**Task**
Search the material for the string "this", then return every line where it is found.

**Listed entries**
......

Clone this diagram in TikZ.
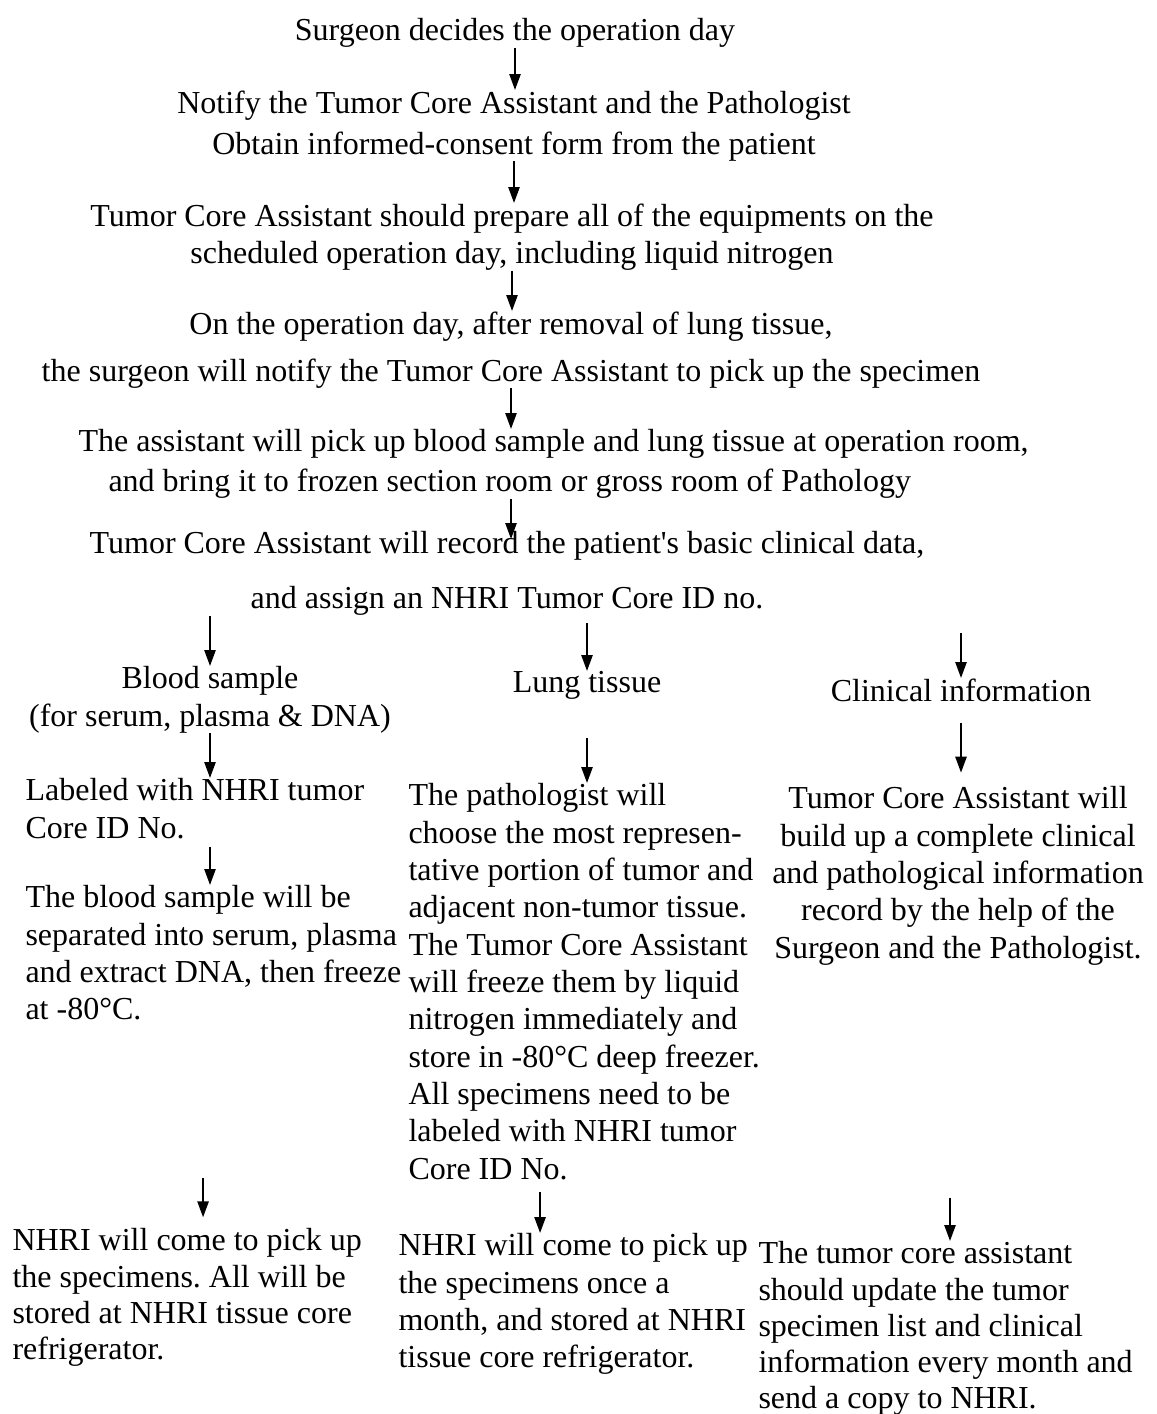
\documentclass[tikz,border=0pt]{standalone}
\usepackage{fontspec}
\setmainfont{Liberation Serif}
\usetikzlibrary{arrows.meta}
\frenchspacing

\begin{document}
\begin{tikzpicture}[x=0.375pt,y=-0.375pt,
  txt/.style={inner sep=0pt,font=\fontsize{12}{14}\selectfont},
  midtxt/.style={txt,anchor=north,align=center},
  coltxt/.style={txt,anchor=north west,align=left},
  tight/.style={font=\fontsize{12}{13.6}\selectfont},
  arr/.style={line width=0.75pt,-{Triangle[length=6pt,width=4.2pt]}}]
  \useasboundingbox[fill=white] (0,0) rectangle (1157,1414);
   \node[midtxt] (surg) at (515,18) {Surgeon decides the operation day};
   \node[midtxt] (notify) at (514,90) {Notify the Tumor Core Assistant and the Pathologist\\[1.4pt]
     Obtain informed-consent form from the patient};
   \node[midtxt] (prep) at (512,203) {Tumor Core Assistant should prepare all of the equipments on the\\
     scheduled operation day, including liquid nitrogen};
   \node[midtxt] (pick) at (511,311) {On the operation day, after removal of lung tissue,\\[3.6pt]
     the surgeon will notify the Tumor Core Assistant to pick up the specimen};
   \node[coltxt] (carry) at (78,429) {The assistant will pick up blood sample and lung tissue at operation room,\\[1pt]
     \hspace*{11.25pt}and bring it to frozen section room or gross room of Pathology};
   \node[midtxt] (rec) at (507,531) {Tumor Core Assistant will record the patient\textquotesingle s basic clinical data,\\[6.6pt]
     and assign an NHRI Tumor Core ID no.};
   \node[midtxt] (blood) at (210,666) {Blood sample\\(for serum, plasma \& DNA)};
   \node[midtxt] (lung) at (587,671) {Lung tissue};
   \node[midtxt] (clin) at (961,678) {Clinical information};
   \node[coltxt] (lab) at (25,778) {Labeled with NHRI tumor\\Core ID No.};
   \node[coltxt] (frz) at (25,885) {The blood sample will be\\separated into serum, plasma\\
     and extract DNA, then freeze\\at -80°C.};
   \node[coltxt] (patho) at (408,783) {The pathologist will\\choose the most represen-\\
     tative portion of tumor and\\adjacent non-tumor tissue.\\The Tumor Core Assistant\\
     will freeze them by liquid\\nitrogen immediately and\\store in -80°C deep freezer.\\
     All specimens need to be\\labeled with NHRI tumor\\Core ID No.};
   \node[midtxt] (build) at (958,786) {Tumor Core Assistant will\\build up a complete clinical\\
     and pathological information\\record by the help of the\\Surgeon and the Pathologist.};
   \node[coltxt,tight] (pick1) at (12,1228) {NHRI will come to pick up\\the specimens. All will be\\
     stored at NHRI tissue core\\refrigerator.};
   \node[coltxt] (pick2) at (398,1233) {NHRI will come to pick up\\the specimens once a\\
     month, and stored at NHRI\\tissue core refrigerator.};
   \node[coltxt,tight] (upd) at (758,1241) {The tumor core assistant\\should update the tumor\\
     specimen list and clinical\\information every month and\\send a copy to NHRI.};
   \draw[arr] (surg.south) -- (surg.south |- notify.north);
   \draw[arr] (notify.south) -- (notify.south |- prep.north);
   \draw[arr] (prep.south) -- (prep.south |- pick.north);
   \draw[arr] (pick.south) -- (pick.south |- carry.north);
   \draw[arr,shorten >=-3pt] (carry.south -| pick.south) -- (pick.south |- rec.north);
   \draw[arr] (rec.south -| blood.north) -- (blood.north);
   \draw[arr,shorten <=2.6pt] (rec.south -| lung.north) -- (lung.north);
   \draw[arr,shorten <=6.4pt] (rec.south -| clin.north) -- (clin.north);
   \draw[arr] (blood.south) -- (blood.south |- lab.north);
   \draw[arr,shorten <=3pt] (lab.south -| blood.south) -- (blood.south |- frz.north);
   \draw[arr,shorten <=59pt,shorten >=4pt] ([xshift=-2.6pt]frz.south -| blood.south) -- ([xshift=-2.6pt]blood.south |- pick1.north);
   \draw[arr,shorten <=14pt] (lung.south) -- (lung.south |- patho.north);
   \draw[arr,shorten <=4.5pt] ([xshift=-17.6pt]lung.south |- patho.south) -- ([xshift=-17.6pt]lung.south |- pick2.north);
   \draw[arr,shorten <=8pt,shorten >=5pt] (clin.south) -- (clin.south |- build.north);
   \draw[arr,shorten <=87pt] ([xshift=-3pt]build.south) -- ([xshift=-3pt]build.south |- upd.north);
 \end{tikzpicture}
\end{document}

......

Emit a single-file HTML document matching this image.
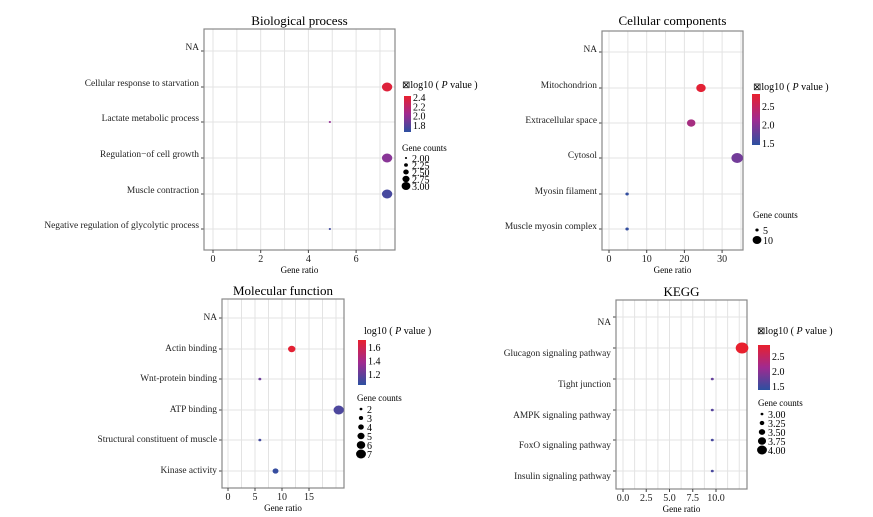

......

**Exercise solution**
Clone this diagram in TikZ.
Emit a single-file HTML document matching this image.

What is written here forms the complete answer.